Monday, October 12, 2009

blech

eating is over-rated. just had my first full meal in a week or so and feel gross. blech!!!!

that's all!

Better

Nothing really to report. Just wanted to let y'all know I have been doing much better. Still not eating often, but am forcing myself to eat something every day or so...

meeting new shrink tomorrow. a lil nervous. it's never fun to forge that new relationship. however, it is a necessary evil.

also meeting about a possible project here in noho. not sure i am up for it (even though it is my idea). time will tell!

new dan brown book... eh. not thrilled. noetics is thought provoking tho.

sd

oh, and of course a trip to the vampires to check levels. i look like a heroin addict. i have bruises all over both arms. thankfully it's cold and i can get away with long sleeves!
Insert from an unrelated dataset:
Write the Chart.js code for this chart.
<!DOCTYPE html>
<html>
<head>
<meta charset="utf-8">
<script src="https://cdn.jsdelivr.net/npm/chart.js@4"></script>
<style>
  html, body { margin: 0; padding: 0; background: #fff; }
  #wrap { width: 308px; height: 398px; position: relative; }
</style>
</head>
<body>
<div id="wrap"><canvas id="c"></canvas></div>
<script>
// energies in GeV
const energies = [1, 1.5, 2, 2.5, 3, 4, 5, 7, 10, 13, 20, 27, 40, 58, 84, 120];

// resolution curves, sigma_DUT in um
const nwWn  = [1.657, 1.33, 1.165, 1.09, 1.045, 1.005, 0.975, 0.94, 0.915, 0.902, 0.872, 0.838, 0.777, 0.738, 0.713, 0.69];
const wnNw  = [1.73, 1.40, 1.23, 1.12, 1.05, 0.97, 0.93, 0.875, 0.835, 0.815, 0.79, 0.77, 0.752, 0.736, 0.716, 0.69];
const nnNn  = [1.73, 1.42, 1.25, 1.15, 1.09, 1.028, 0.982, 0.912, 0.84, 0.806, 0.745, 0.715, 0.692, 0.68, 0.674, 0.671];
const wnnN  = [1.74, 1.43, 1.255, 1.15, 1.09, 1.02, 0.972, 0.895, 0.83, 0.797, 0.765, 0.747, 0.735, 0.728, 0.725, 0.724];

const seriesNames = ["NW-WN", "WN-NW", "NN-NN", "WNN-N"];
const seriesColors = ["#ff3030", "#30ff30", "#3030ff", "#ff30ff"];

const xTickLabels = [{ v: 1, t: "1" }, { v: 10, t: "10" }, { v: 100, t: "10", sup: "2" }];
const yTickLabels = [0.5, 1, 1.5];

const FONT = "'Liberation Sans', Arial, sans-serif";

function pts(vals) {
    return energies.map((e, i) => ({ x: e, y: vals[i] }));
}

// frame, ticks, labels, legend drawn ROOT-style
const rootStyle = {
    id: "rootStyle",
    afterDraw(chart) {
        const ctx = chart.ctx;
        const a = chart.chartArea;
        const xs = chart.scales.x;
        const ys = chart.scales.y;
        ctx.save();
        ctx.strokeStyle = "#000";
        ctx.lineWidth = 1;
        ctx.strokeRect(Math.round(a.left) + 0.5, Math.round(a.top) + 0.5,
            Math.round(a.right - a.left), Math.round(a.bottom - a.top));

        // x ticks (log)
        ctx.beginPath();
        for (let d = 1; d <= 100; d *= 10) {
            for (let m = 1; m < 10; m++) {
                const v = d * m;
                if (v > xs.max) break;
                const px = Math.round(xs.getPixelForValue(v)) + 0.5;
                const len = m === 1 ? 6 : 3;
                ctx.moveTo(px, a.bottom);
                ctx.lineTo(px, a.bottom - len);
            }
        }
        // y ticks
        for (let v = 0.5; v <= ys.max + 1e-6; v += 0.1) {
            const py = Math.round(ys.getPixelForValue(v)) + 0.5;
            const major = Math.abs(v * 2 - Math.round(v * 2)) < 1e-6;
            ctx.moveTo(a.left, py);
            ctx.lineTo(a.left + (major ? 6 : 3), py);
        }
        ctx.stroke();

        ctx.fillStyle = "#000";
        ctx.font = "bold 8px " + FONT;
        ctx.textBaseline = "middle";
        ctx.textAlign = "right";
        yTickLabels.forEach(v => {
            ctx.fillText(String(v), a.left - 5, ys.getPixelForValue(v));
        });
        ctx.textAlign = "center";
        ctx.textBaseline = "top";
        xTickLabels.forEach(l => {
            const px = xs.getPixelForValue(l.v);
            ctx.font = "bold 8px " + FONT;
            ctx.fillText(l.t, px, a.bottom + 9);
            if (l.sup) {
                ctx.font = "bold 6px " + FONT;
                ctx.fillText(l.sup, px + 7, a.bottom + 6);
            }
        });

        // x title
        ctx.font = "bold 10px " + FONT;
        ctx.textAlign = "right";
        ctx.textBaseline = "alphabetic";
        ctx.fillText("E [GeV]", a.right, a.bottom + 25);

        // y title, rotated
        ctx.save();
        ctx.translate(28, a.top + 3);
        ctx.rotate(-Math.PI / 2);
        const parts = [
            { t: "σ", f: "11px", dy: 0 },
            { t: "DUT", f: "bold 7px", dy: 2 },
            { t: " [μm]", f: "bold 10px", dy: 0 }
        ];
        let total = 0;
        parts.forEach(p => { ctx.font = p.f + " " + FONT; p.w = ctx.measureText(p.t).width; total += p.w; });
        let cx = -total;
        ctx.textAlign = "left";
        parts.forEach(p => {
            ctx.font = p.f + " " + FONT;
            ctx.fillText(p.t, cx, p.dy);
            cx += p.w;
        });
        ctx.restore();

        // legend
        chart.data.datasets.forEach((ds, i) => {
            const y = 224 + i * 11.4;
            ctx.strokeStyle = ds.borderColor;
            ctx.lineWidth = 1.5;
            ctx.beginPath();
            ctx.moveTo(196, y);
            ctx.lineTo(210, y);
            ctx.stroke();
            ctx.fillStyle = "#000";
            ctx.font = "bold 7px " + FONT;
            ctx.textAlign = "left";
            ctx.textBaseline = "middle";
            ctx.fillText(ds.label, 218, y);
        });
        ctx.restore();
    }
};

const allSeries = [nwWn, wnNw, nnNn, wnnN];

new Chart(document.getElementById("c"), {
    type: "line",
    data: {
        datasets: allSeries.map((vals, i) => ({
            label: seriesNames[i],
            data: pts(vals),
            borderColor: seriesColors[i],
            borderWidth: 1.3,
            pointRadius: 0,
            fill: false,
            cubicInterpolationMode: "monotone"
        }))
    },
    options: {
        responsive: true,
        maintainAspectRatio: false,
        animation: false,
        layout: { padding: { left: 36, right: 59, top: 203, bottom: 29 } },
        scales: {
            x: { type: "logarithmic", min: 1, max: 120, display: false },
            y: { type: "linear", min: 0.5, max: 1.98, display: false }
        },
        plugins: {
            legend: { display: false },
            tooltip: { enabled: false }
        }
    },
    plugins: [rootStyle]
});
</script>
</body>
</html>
Saturday, October 10, 2009

tick tock

it's 5:30 am. as usual i cannot sleep. i take two different kinds of the strongest sleeping pills perscribed, anti-anxiety meds, and still cannot sleep. i have two adorable cats curled up around me, one snoring lightly, and the tick tock of the kitchen clock.
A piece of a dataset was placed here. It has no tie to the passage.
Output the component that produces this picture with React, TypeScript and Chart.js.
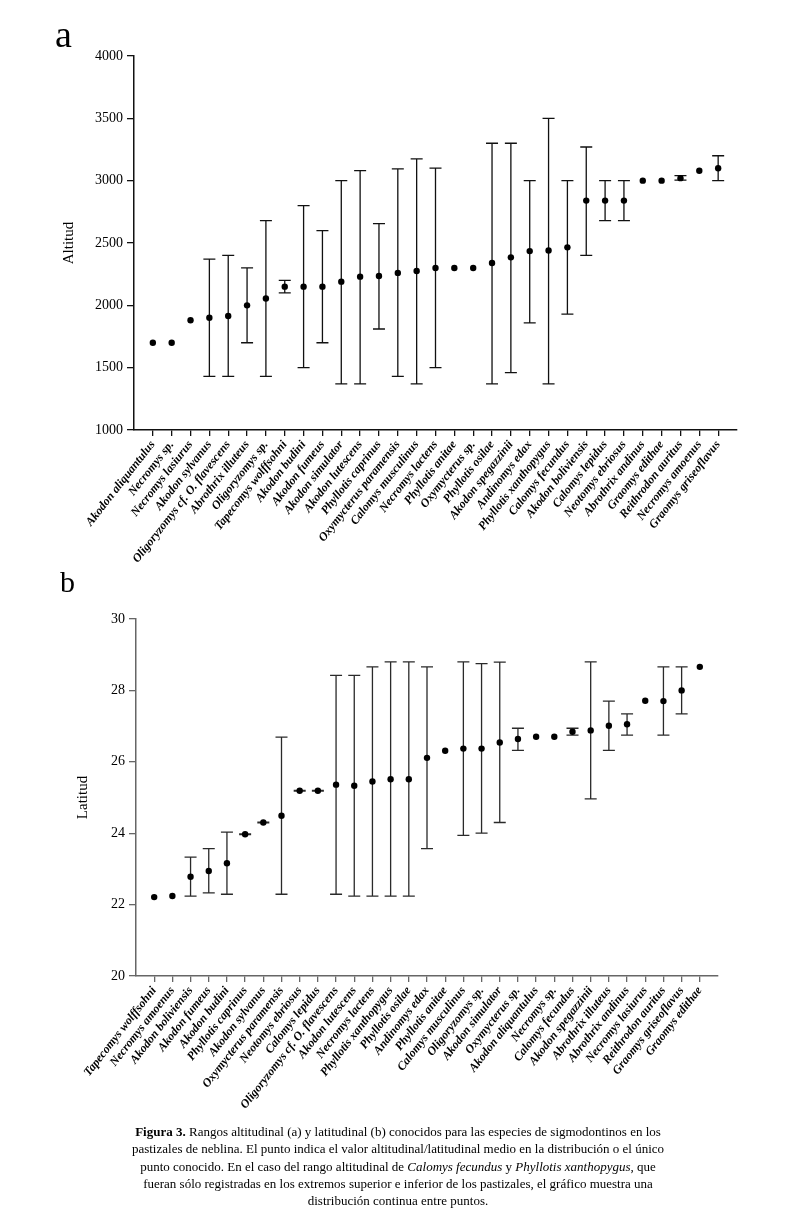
import React, { useEffect, useRef } from "react";
import { Chart, registerables } from "chart.js";

Chart.register(...registerables);

// ---------- Panel a: altitude ----------
const altSpecies = [
  "Akodon aliquantulus", "Necromys sp.", "Necromys lasiurus", "Akodon sylvanus",
  "Oligoryzomys cf. O. flavescens", "Abrothrix illuteus", "Oligoryzomys sp.",
  "Tapecomys wolffsohni", "Akodon budini", "Akodon fumeus", "Akodon simulator",
  "Akodon lutescens", "Phyllotis caprinus", "Oxymycterus paramensis",
  "Calomys musculinus", "Necromys lactens", "Phyllotis anitae", "Oxymycterus sp.",
  "Phyllotis osilae", "Akodon spegazzinii", "Andinomys edax", "Phyllotis xanthopygus",
  "Calomys fecundus", "Akodon boliviensis", "Calomys lepidus", "Neotomys ebriosus",
  "Abrothrix andinus", "Graomys edithae", "Reithrodon auritus", "Necromys amoenus",
  "Graomys griseoflavus",
];
const altMean = [
  1700, 1700, 1880, 1900, 1915, 2000, 2055, 2150, 2150, 2150, 2190, 2230, 2235, 2260,
  2275, 2300, 2300, 2300, 2340, 2385, 2435, 2440, 2465, 2840, 2840, 2840, 3000, 3000,
  3020, 3080, 3100,
];
const altMin = [
  null, null, null, 1430, 1430, 1700, 1430, 2100, 1500, 1700, 1370, 1370, 1810, 1430,
  1370, 1500, null, null, 1370, 1460, 1860, 1370, 1930, 2400, 2680, 2680, null, null,
  3005, null, 3000,
];
const altMax = [
  null, null, null, 2370, 2400, 2300, 2680, 2200, 2800, 2600, 3000, 3080, 2655, 3095,
  3175, 3100, null, null, 3300, 3300, 3000, 3500, 3000, 3270, 3000, 3000, null, null,
  3040, null, 3200,
];

// ---------- Panel b: latitude ----------
const latSpecies = [
  "Tapecomys wolffsohni", "Necromys amoenus", "Akodon boliviensis", "Akodon fumeus",
  "Akodon budini", "Phyllotis caprinus", "Akodon sylvanus", "Oxymycterus paramensis",
  "Neotomys ebriosus", "Calomys lepidus", "Oligoryzomys cf. O. flavescens",
  "Akodon lutescens", "Necromys lactens", "Phyllotis xanthopygus", "Phyllotis osilae",
  "Andinomys edax", "Phyllotis anitae", "Calomys musculinus", "Oligoryzomys sp.",
  "Akodon simulator", "Oxymycterus sp.", "Akodon aliquantulus", "Necromys sp.",
  "Calomys fecundus", "Akodon spegazzinii", "Abrothrix illuteus", "Abrothrix andinus",
  "Necromys lasiurus", "Reithrodon auritus", "Graomys griseoflavus", "Graomys edithae",
];
const latMean = [
  22.21, 22.24, 22.78, 22.94, 23.16, 23.97, 24.3, 24.49, 25.19, 25.19, 25.36, 25.33,
  25.45, 25.51, 25.51, 26.11, 26.31, 26.37, 26.37, 26.54, 26.64, 26.7, 26.7, 26.84,
  26.88, 27.01, 27.05, 27.71, 27.7, 28.0, 28.66,
];
const latMin = [
  null, null, 22.24, 22.33, 22.29, 23.96, 24.29, 22.29, 25.18, 25.18, 22.29, 22.24,
  22.24, 22.24, 22.24, 23.57, null, 23.94, 24.0, 24.3, 26.32, null, null, 26.75,
  24.96, 26.32, 26.75, null, 26.75, 27.34, null,
];
const latMax = [
  null, null, 23.33, 23.57, 24.03, 23.98, 24.31, 26.69, 25.2, 25.2, 28.42, 28.42,
  28.66, 28.8, 28.8, 28.66, null, 28.8, 28.75, 28.79, 26.94, null, null, 26.94,
  28.8, 27.7, 27.34, null, 28.66, 28.66, null,
];

type Cfg = {
  species: string[];
  mean: number[];
  lows: (number | null)[];
  highs: (number | null)[];
  yMin: number;
  yMax: number;
  yStep: number;
  yTitle: string;
  width: number;
  height: number;
  pad: { left: number; right: number; top: number; bottom: number };
  yAxisWidth: number;
  xAxisHeight: number;
  titlePad: number;
  axisColor: string;
  barColor: string;
};

function RangeChart(props: Cfg & { style: React.CSSProperties }) {
  const ref = useRef<HTMLCanvasElement | null>(null);
  useEffect(() => {
    const c = props;
    const errPlugin = {
      id: "errbars",
      beforeDatasetsDraw(chart: any) {
        const { ctx } = chart;
        const x = chart.scales.x;
        const y = chart.scales.y;
        ctx.save();
        ctx.strokeStyle = c.barColor;
        ctx.lineWidth = 1.3;
        const cap = 6;
        c.lows.forEach((lo, i) => {
          const hi = c.highs[i];
          if (lo == null || hi == null) return;
          const px = x.getPixelForValue(i + 1);
          const pl = y.getPixelForValue(lo);
          const ph = y.getPixelForValue(hi);
          ctx.beginPath();
          ctx.moveTo(px, pl);
          ctx.lineTo(px, ph);
          ctx.moveTo(px - cap, pl);
          ctx.lineTo(px + cap, pl);
          ctx.moveTo(px - cap, ph);
          ctx.lineTo(px + cap, ph);
          ctx.stroke();
        });
        ctx.restore();
      },
    };
    const chart = new Chart(ref.current as HTMLCanvasElement, {
      type: "scatter",
      data: {
        datasets: [
          {
            data: c.mean.map((v, i) => ({ x: i + 1, y: v })),
            pointRadius: 3.2,
            pointBackgroundColor: "#000",
            pointBorderWidth: 0,
            showLine: false,
          },
        ],
      },
      options: {
        animation: false,
        responsive: false,
        maintainAspectRatio: false,
        layout: { padding: c.pad },
        plugins: { legend: { display: false }, tooltip: { enabled: false } },
        scales: {
          x: {
            type: "linear",
            min: 0,
            max: c.species.length + 1,
            afterBuildTicks: (s: any) => {
              s.ticks = c.species.map((_, i) => ({ value: i + 1 }));
            },
            afterFit: (s: any) => {
              s.height = c.xAxisHeight;
              s.paddingLeft = 0;
              s.paddingRight = 0;
            },
            grid: {
              drawOnChartArea: false,
              drawTicks: true,
              tickLength: 6,
              color: c.axisColor,
              lineWidth: 1.3,
            },
            border: { display: true, color: c.axisColor, width: 1.5 },
            ticks: {
              autoSkip: false,
              minRotation: 52,
              maxRotation: 52,
              padding: 2,
              color: "#000",
              font: { family: "Liberation Serif", size: 12, weight: "bold", style: "italic" },
              callback: (v: any) => c.species[Math.round(Number(v)) - 1] ?? "",
            },
          },
          y: {
            type: "linear",
            min: c.yMin,
            max: c.yMax,
            afterFit: (s: any) => {
              s.width = c.yAxisWidth;
              s.paddingTop = 0;
              s.paddingBottom = 0;
            },
            grid: {
              drawOnChartArea: false,
              drawTicks: true,
              tickLength: 7,
              color: c.axisColor,
              lineWidth: 1.3,
            },
            border: { display: true, color: c.axisColor, width: 1.5 },
            ticks: {
              stepSize: c.yStep,
              padding: 4,
              color: "#000",
              font: { family: "Liberation Serif", size: 14 },
              callback: (v: any) => String(v),
            },
            title: {
              display: true,
              text: c.yTitle,
              color: "#000",
              padding: { top: c.titlePad, bottom: 0 },
              font: { family: "Liberation Serif", size: 15 },
            },
          },
        },
      },
      plugins: [errPlugin],
    } as any);
    return () => chart.destroy();
  }, []);
  return (
    <canvas
      ref={ref}
      width={props.width}
      height={props.height}
      style={{ position: "absolute", width: props.width, height: props.height, ...props.style }}
    />
  );
}

export default function App() {
  const serif = "'Liberation Serif', 'Times New Roman', serif";
  return (
    <div
      style={{
        position: "absolute",
        left: 0,
        top: 0,
        width: 790,
        height: 1221,
        background: "#fff",
        overflow: "hidden",
        fontFamily: serif,
        color: "#000",
      }}
    >
      <RangeChart
        style={{ left: 0, top: 0 }}
        species={altSpecies}
        mean={altMean}
        lows={altMin}
        highs={altMax}
        yMin={1000}
        yMax={4000}
        yStep={500}
        yTitle="Altitud"
        width={790}
        height={590}
        pad={{ left: 54, right: 53, top: 56, bottom: 10 }}
        yAxisWidth={80}
        xAxisHeight={150}
        titlePad={6}
        axisColor="#111"
        barColor="#111"
      />
      <RangeChart
        style={{ left: 0, top: 560 }}
        species={latSpecies}
        mean={latMean}
        lows={latMin}
        highs={latMax}
        yMin={20}
        yMax={30}
        yStep={2}
        yTitle="Latitud"
        width={790}
        height={580}
        pad={{ left: 56, right: 72, top: 59, bottom: 28 }}
        yAxisWidth={80}
        xAxisHeight={136}
        titlePad={18}
        axisColor="#666"
        barColor="#2a2a2a"
      />
      <div style={{ position: "absolute", left: 55, top: 15, fontSize: 38, lineHeight: "38px" }}>a</div>
      <div style={{ position: "absolute", left: 60, top: 567, fontSize: 30, lineHeight: "30px" }}>b</div>
      <div
        style={{
          position: "absolute",
          left: 0,
          top: 1123,
          width: 796,
          textAlign: "center",
          fontSize: 13,
          lineHeight: "17.3px",
          whiteSpace: "nowrap",
        }}
      >
        <div>
          <b>Figura 3.</b> Rangos altitudinal (a) y latitudinal (b) conocidos para las especies de sigmodontinos en los
        </div>
        <div>
          pastizales de neblina. El punto indica el valor altitudinal/latitudinal medio en la distribución o el único
        </div>
        <div>
          punto conocido. En el caso del rango altitudinal de <i>Calomys fecundus</i> y <i>Phyllotis xanthopygus</i>, que
        </div>
        <div>
          fueran sólo registradas en los extremos superior e inferior de los pastizales, el gráfico muestra una
        </div>
        <div>distribución continua entre puntos.</div>
      </div>
    </div>
  );
}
there is vodka in the freezer, wine in the rack, beer in the fridge. i am trying to be strong and not succumb to their ever growing calls of temptation. i know how easy it would be to drink myself into a stupor and pass out. however, i enjoy alcohol. if i drink it when i NEED it, well then its time to stop drinking. So, no alcohol to help me sleep. I am being med compliant and taking what I am perscribed, but it would be so easy to take just one more. fortunately i am pertified of any sort of overdose so that is not an option.

so, here i sit. typing to you dear reader. my friends. i believe that the only way that i am going to get through this nightmare is to be transparent and try to be accountable to someone. well right now it is this blog and those of you who read it.
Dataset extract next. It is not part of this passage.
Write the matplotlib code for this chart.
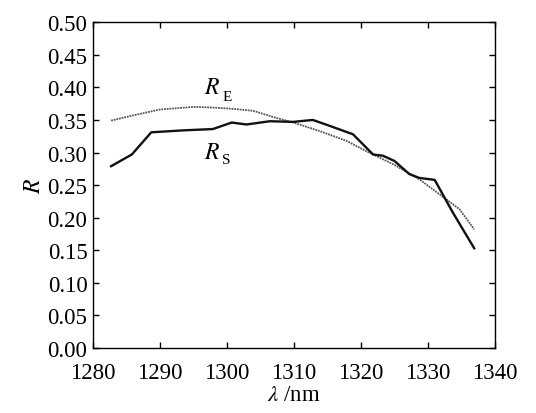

as i mentioned in my previous blog... i was at some friend's house last night. all i could think about was how much sue would have loved them and all of the music. i wanted to see her there playing her guitar or beating on the drum. this is so hard. i have had to be strong for so long... i don't know how to be weak. i need to let these new friends see what is really happening in my life, but i am petrified that it will scare them off. i just want to stop crying. to stop hurting and being so angry all of the time. it's been 5 months and she still consumes my every thought. i feel guilty for having new experiences without her. stupid i know...

i have stopped eating. it's been three days now. it started as a fast to help clear my thoughts, but it has just kept going. the wierd thing is i have no appetite. it's not that i am depriving myself. i just don't want to eat.

the more i type the more i think i am going a little nuts. i did stop seeing my shrink. she pissed me off. and she is not a Christian so she cannot give me the guidance i need. i am supposed to meet a lady at church on Sunday who is a counselor. hopefully that will work out.

tick tock the clock goes on

ok, i have whined enough for one posting. just a reminder... i vent here so i can feel better. please don't think i am about to jump off of a bridge or something. as always, i am fine. slightly damaged at the moment, but fine.